Habit is man's best friend or worst enemy. It can exalt him to the highest pinnacle of virtue, honor, or happiness, or sink him to the lowest depths of vice, shame, and misery. If we look back upon the usual course of our feelings we shall find that we are more influenced by the frequent recurrence of objects than by their weight and importance, and that habit has more force in forming our character than our opinions. The mind naturally takes its tone and complexion from what it habitually contemplates. "Whatever may be the cause," says Lord Kames, "it is an established fact that we are much influenced by custom. It hath an effect upon our pleasures, upon our actions, and even upon our thoughts and sentiments." Habit makes no figure during the vivacity of youth, in middle age it gains ground, and in old age governs without control. In that period of life, generally speaking, we eat at a certain hour, take exercise at a certain time, all by the direction of habit; nay, a particular seat, table, and bed comes to be essential, and a habit in any of these can not be contradicted without uneasiness. Man, it has been said, is a bundle of habits, and habit is a second nature. Metastasio entertained so strong an opinion as to the power of repetition in act and thought that he said, "All is habit in mankind, even virtue itself."

Beginning with single acts habit is formed slowly at first, and it is not till its spider's thread is woven in a thick cable that its existence is suspected. Then it is found that beginning in cobwebs it ends in chains. Gulliver was bound as fast by the Lilliputians with multiplied threads as if they had used ropes. "Like flakes of snow that fall unperceivedly upon the earth," says Jeremy Bentham, "the seemingly unimportant events of life succeed one another." As the snow gathers so are our habits formed; no single flake that is added to the pile produces a sensible change; no single action creates, however it may exhibit, a man's character. But as the tempest hurls the avalanche down the mountain and overwhelms the inhabitant and his habitation, so passion, acting upon the elements of mischief which pernicious habits have brought together by imperceptible accumulation, may overthrow the edifice of truth and virtue.

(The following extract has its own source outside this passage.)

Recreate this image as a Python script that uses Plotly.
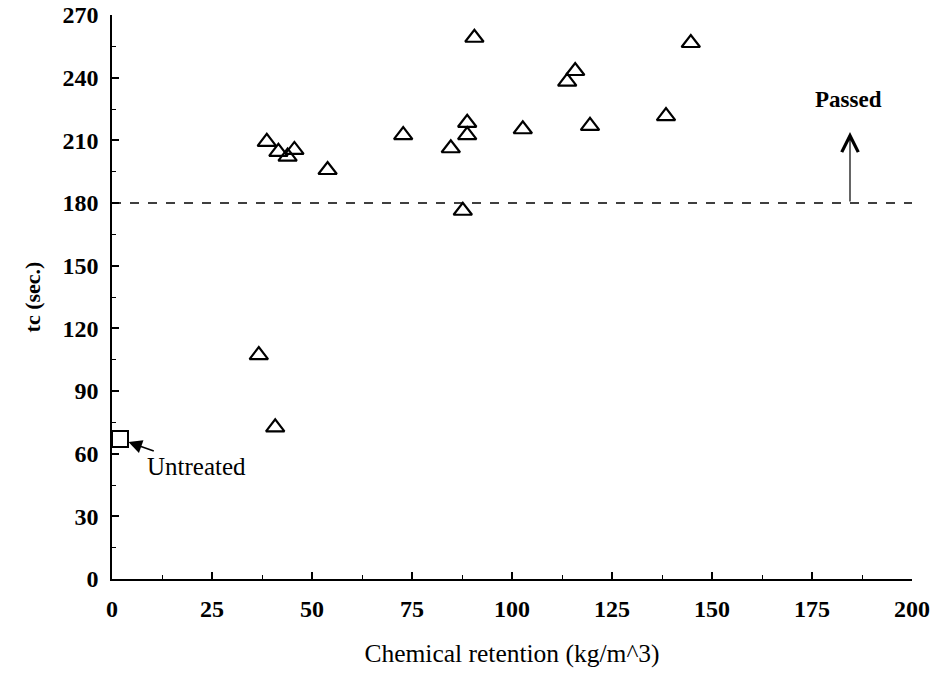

The force of habit renders pleasant many things which at first were intensely disagreeable or even painful. Walking upon the quarter-deck of a vessel, though felt at first to be intolerably confined, becomes, by repetition, so agreeable to the sailor that, in his walks on shore, he often hems himself within the same bounds. Arctic explorers become so accustomed to the hardships incident to such a life that they do not enjoy the comforts of home when they return. So powerful is the effect of constant repetition of action that men whose habits are fixed may almost be said to have lost their free agency. Their actions become of the nature of fate, and they are so bound by the chains which they have woven for themselves that they do that which they have been accustomed to do even when they know it can yield neither pleasure nor profit.

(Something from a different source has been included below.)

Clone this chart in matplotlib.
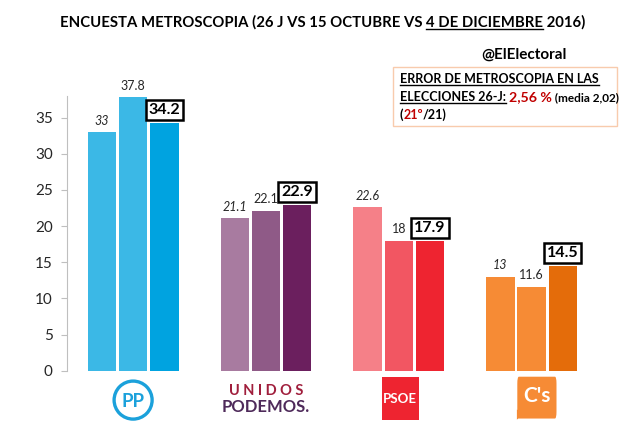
import numpy as np
import matplotlib.pyplot as plt
from matplotlib.lines import Line2D
from matplotlib.patches import Rectangle, Ellipse, FancyBboxPatch, Polygon

plt.rcParams['font.family'] = ['Lato', 'DejaVu Sans']

parties = ['PP', 'UNIDOS PODEMOS', 'PSOE', "C's"]
jun26 = [33, 21.1, 22.6, 13]
oct15 = [37.8, 22.1, 18, 11.6]
dec4 = [34.2, 22.9, 17.9, 14.5]
series = [jun26, oct15, dec4]

colors = [
    ['#3BB8E6', '#3BB8E6', '#00A3E0'],
    ['#A87BA0', '#8F5A87', '#6B1F5E'],
    ['#F58088', '#F25662', '#EE2430'],
    ['#F68B35', '#F68B35', '#E46C0A'],
]

W, H = 640, 432
fig = plt.figure(figsize=(6.4, 4.32), dpi=100)
ax_l, ax_r, ax_b, ax_t = 66.7, 598, 370.7, 96
ax = fig.add_axes([ax_l / W, 1 - ax_b / H, (ax_r - ax_l) / W, (ax_b - ax_t) / H])

x = np.arange(len(parties))
step = 0.235
bw = 0.214
for k, vals in enumerate(series):
    xs = x + (k - 1) * step
    ax.bar(xs, vals, bw, color=[c[k] for c in colors], zorder=2)
    for xi, v in zip(xs, vals):
        lab = '{:g}'.format(v)
        if k == 0:
            ax.annotate(lab, (xi, v), xytext=(0, 4), textcoords='offset points',
                        ha='center', va='bottom', fontsize=9, style='italic', color='#262626')
        elif k == 1:
            ax.annotate(lab, (xi, v), xytext=(0, 4), textcoords='offset points',
                        ha='center', va='bottom', fontsize=9, color='#262626')
        else:
            ax.annotate(lab, (xi, v), xytext=(0, 4.5), textcoords='offset points',
                        ha='center', va='bottom', fontsize=11.5, fontweight='bold', color='black',
                        bbox=dict(boxstyle='square,pad=0.18', fc='white', ec='black', lw=1.8))

ax.set_xlim(-0.5, 3.5)
ax.set_ylim(0, 38)
ax.set_yticks(range(0, 36, 5))
ax.set_xticks([])
for s in ['top', 'right', 'bottom']:
    ax.spines[s].set_visible(False)
ax.spines['left'].set_color('#BFBFBF')
ax.tick_params(axis='y', length=4, color='#BFBFBF', pad=6, labelsize=11, labelcolor='#262626')

# logos under the categories (x in data units, y in axes fraction)
tr = ax.get_xaxis_transform()
px_x = 1 / 132.8          # one pixel in data units
px_y = 1 / (ax_b - ax_t)  # one pixel in axes fraction

ax.add_patch(Ellipse((0.0, -0.107), 38 * px_x, 38 * px_y, transform=tr, fc='white',
                     ec='#1BA1DB', lw=2.4, clip_on=False))
ax.text(0.0, -0.112, 'PP', transform=tr, ha='center', va='center', fontsize=13.5,
        fontweight='bold', color='#1BA1DB', clip_on=False)

ax.text(1, -0.075, 'U N I D O S', transform=tr, ha='center', va='center', fontsize=10.5,
        fontweight='bold', color='#A01E3C', clip_on=False)
ax.text(1, -0.133, 'PODEMOS.', transform=tr, ha='center', va='center', fontsize=12,
        fontweight='bold', color='#4E2A5A', clip_on=False)

ax.add_patch(Rectangle((2.01 - 18.5 * px_x, -0.0994 - 21.5 * px_y), 37 * px_x, 43 * px_y,
                       transform=tr, fc='#EE2430', ec='none', clip_on=False))
ax.text(2.01, -0.103, 'PSOE', transform=tr, ha='center', va='center', fontsize=9.5,
        fontweight='bold', color='white', clip_on=False)

cx, cy = 3.04, -0.098
ax.add_patch(FancyBboxPatch((cx - 18 * px_x, cy - 14 * px_y), 36 * px_x, 28 * px_y,
                            boxstyle='round,pad=0.012,rounding_size=0.012', mutation_aspect=2.1,
                            transform=tr, fc='#F68B35', ec='none', clip_on=False))
ax.add_patch(Polygon([(cx - 20 * px_x, cy - 12 * px_y), (cx - 20 * px_x, cy - 22 * px_y),
                      (cx - 11 * px_x, cy - 15 * px_y)], closed=True, transform=tr,
                     fc='#F68B35', ec='none', clip_on=False))
ax.text(cx, cy + 0.005, "C's", transform=tr, ha='center', va='center', fontsize=15,
        fontweight='bold', color='white', clip_on=False)

fig.canvas.draw()
rend = fig.canvas.get_renderer()


def text_width(s, kw):
    t = fig.text(0, 0, 'x' + s + 'x', **kw)
    w1 = t.get_window_extent(rend).width
    t.set_text('xx')
    w2 = t.get_window_extent(rend).width
    t.remove()
    return w1 - w2


def rich(parts, x_px, y_px, align='left'):
    widths = [text_width(s, kw) for s, kw, ul in parts]
    if align == 'center':
        x_px = x_px - sum(widths) / 2
    for (s, kw, ul), w in zip(parts, widths):
        fig.text(x_px / W, 1 - y_px / H, s, ha='left', va='baseline', **kw)
        if ul:
            fig.add_artist(Line2D([x_px / W, (x_px + w) / W], [1 - (y_px + 2) / H] * 2,
                                  transform=fig.transFigure, color=kw.get('color', 'black'), lw=1))
        x_px += w


tkw = dict(fontsize=10.7, fontweight='bold', color='black')
rich([('ENCUESTA METROSCOPIA (26 J VS 15 OCTUBRE VS ', tkw, False),
      ('4 DE DICIEMBRE', tkw, True),
      (' 2016)', tkw, False)], 323, 27, align='center')

fig.text(567 / W, 1 - 59 / H, '@ElElectoral', ha='right', va='baseline',
         fontsize=11, fontweight='bold', color='black')

fig.add_artist(Rectangle((393 / W, 1 - 126 / H), (617 - 393) / W, (126 - 67) / H,
                         transform=fig.transFigure, fc='white', ec='#F8CBAD', lw=1))
bk = dict(fontsize=9, fontweight='bold', color='black')
rd = dict(fontsize=10.2, fontweight='bold', color='#C00000')
sm = dict(fontsize=8.5, fontweight='bold', color='black')
rich([('ERROR DE METROSCOPIA EN LAS', bk, True)], 400, 83)
rich([('ELECCIONES 26-J:', bk, True), (' ', bk, False), ('2,56 %', rd, False),
      (' (media 2,02)', sm, False)], 400, 101)
rich([('(', bk, False), ('21º', dict(bk, color='#C00000'), False), ('/21)', bk, False)], 400, 119)

fig.savefig('out.png', dpi=100)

Those who are in the power of an evil habit must conquer it as they can, and conquered it must be, or neither wisdom nor happiness can be obtained; but those who are not yet subject to their influence may, by timely caution, preserve their freedom. They may effectually resolve to escape the tyrant whom they will vainly resolve to conquer. Be not slow in the breaking of a sinful custom; a quick, courageous resolution is better than a gradual deliberation; in such a combat he is the bravest soldier who lays about him without fear or wit. Wit pleads; fear disheartens. He who would kill hydra had better strike off one neck than five heads,—fell the tree and the branches are soon cut off. Vicious habits are so great a strain on human nature, said Cicero, and so odious in themselves that every person actuated by right reason would avoid them, though he were sure they would always be concealed both from God and man and had no future punishment entailed on them. Vicious habits, when opposed, offer the most vigorous resistance on the first attack; at each successive encounter this resistance grows weaker, until, finally, it ceases altogether, and the victory is achieved.

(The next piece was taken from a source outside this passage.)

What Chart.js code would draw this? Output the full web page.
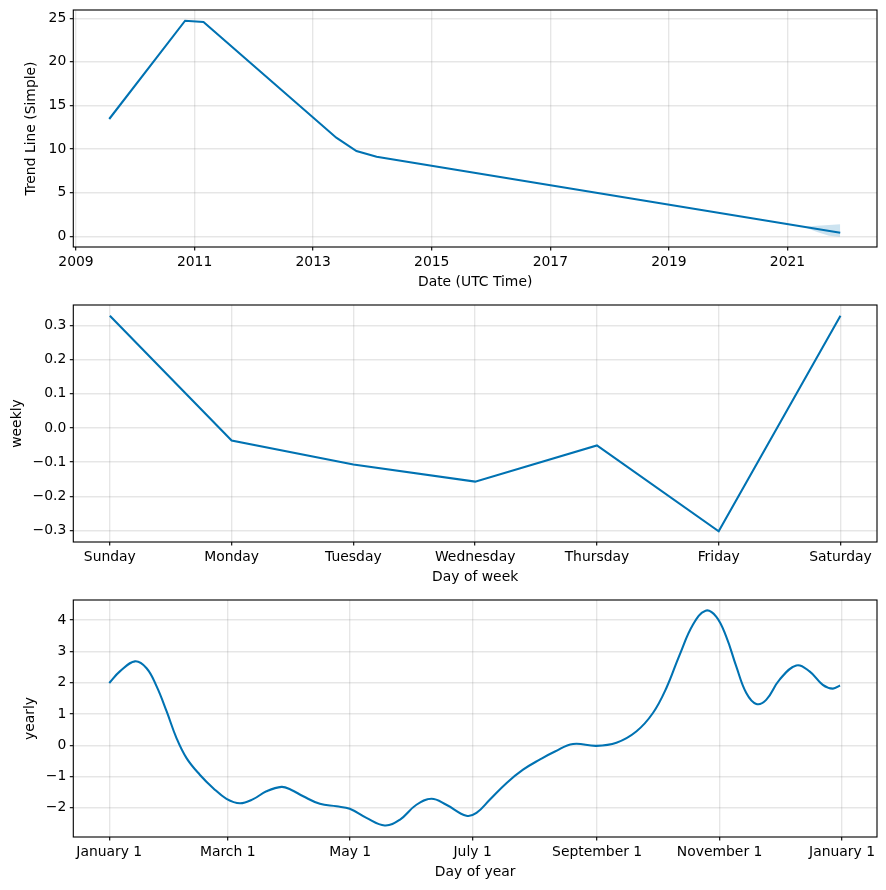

Such being the power of habit all can plainly see the importance of forming habits of such a nature that they shall constantly tend to increase our happiness, and to render more sure and certain that success the attaining of which is the object of all our endeavors. We may form habits of honesty or knavery, frugality or extravagance, of patience or impatience, self-denial or self-indulgence. In short, there is not a virtue nor a vice, not an act of body nor of mind, to which we may not be chained by this despotic power. It has been truly said that even happiness may become habitual. One may acquire the habit of looking upon the sunny side of things, or of looking upon the gloomy side. He may accustom himself, by a happy alchemy, to transmute the darkest events into materials for hopes. Hume, the historian, said that the habit of looking at the bright side of things was better than an income of a thousand pounds a year.

Habits which are to be commended are not to be formed in a day, nor by a few faint resolutions, not by accident, not by fits and starts—being one moment in a paroxysm of attention and the next falling into the sleep of indifference—are they to be obtained, but by steady, persistent efforts. Above all, it is necessary that they should be acquired in youth, for then do they cost the least effort. Like letters cut in the bark of a tree, they grow and widen with age. Once obtained they are a fortune of themselves, for their possessor has disposed thereby of the heavier end of the load of life; all the remaining he can carry easily and pleasantly. On the other hand, bad habits, once formed, will hang forever on the wheels of enterprise, and in the end will assert their supremacy, to the ruin and shame of their victim.